A couple weeks ago my sister noticed an odd painful bump on the back of her hand and went to the doc to get it checked. Because she has had skin cancer before, they decided to biopsy it.
This afternoon she got an automated email stating that the status of her online medical “chart” had been updated. Her doctor had told her that the results would be in around this time. There was a note on her chart saying (paraphrased), “The tissue analysis of your biopsy of X dated has been completed. Result: squamous cell carcinoma.”
Not one indicator of any human intervention into this notification process. Not one word of context as to what the result meant, or the odds of successful treatment and recovery. Just boilerplate saying the office call her to arrange appropriate followup, and a phone number to call if she had questions. By the end of the work day, no one had called to follow up.
As she was telling me this on the phone, I was looking it up online and was at least able to give her some reassurance, in that this type of cancer is life-threatening in less than 5% of cases. I also told her a joke that fell completely flat. First, I told her that her cancer was kind of the “middle of the road” skin cancer, more dangerous than basal cell carcinoma but less dangerous than melanoma. So if she was the Goldilocks of skin cancer, hers would be “just right”.
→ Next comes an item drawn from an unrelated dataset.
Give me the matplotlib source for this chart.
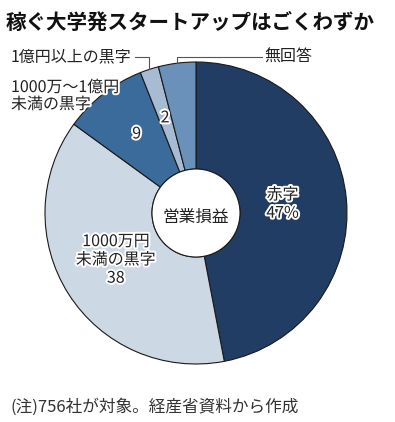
import numpy as np
import matplotlib
matplotlib.use("Agg")
import matplotlib.pyplot as plt
import matplotlib.patheffects as pe
from matplotlib.patches import Circle

plt.rcParams['font.family'] = ['Noto Sans CJK JP', 'DejaVu Sans']

# data (clockwise from 12 o'clock)
labels = ['赤字', '1000万円\n未満の黒字', '1000万～1億円\n未満の黒字', '1億円以上の黒字', '無回答']
values = [47, 38, 9, 2, 4]
colors = ['#213d64', '#cdd8e5', '#3a6b9b', '#a7bcd3', '#6a91ba']

title = '稼ぐ大学発スタートアップはごくわずか'
center_text = '営業損益'
note = '(注)756社が対象。経産省資料から作成'

W, H = 395, 422
fig = plt.figure(figsize=(W/100, H/100), dpi=100)
ax = fig.add_axes([0, 0, 1, 1])

cx, cy = 196, H - 213
R, r = 151, 44
edge = '#1a1a1a'

ax.pie(values, colors=colors, startangle=90, counterclock=False,
       center=(cx, cy), radius=R, frame=True,
       wedgeprops=dict(width=R - r, edgecolor=edge, linewidth=0.8))
ax.add_patch(Circle((cx, cy), r, facecolor='white', edgecolor=edge, lw=0.8, zorder=5))
ax.set_xlim(0, W)
ax.set_ylim(0, H)
ax.axis('off')

# mid angles (degrees clockwise from top)
cum = np.cumsum([0] + values)
mid = (cum[:-1] + cum[1:]) / 2 * 3.6

def pos(i, rad):
    a = np.deg2rad(mid[i])
    return cx + rad * np.sin(a), cy + rad * np.cos(a)

halo = [pe.withStroke(linewidth=2.8, foreground='white')]
tcol = '#222222'
fs = 11.5

# inside labels
x, y = pos(0, 95)
ax.text(x - 8, y, '赤字\n47%', ha='center', va='center', fontsize=fs,
        color=tcol, path_effects=halo, linespacing=1.1)
x, y = pos(1, 95)
ax.text(x, y + 4, labels[1] + '\n' + str(values[1]), ha='center', va='center',
        fontsize=fs, color=tcol, path_effects=halo, linespacing=1.1)
x, y = pos(2, 100)
ax.text(x + 2, y, str(values[2]), ha='center', va='center', fontsize=fs,
        color=tcol, path_effects=halo)
x, y = pos(3, 100)
ax.text(x, y, str(values[3]), ha='center', va='center', fontsize=fs,
        color=tcol, path_effects=halo)

# outside labels
ax.text(11, H - 96, labels[2], ha='left', va='center', fontsize=fs,
        color=tcol, path_effects=halo, linespacing=1.0, zorder=6)

ly = H - 57
x, y = pos(3, R)
ax.plot([135, x, x], [ly, ly, y], color='#555555', lw=0.8)
ax.text(11, ly, labels[3], ha='left', va='center', fontsize=fs, color=tcol)

x, y = pos(4, R)
ax.plot([x, x, 262], [y, ly, ly], color='#555555', lw=0.8)
ax.text(264, ly, labels[4], ha='left', va='center', fontsize=fs, color=tcol)

ax.text(cx, cy - 4, center_text, ha='center', va='center', fontsize=12, color=tcol, zorder=6)

ax.text(6, H - 22, title, ha='left', va='center', fontsize=14.8, fontweight='bold', color='#111111')
ax.text(10, H - 407, note, ha='left', va='center', fontsize=12, color='#333333')

fig.savefig('out.png', dpi=100)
Ok, so I have a lousy bedside manner, but Crispy Christ on a Stick, how bad does a result have to be before they will put a human on a phone line to give that kind of news and provide some context and reassurance.
Oh, yes, lest I forget to mention the humane health care practitioner, it is the University of Wisconsin Hospital and Clinics – the area’s premier provider of the robotic approximation of heath “care”.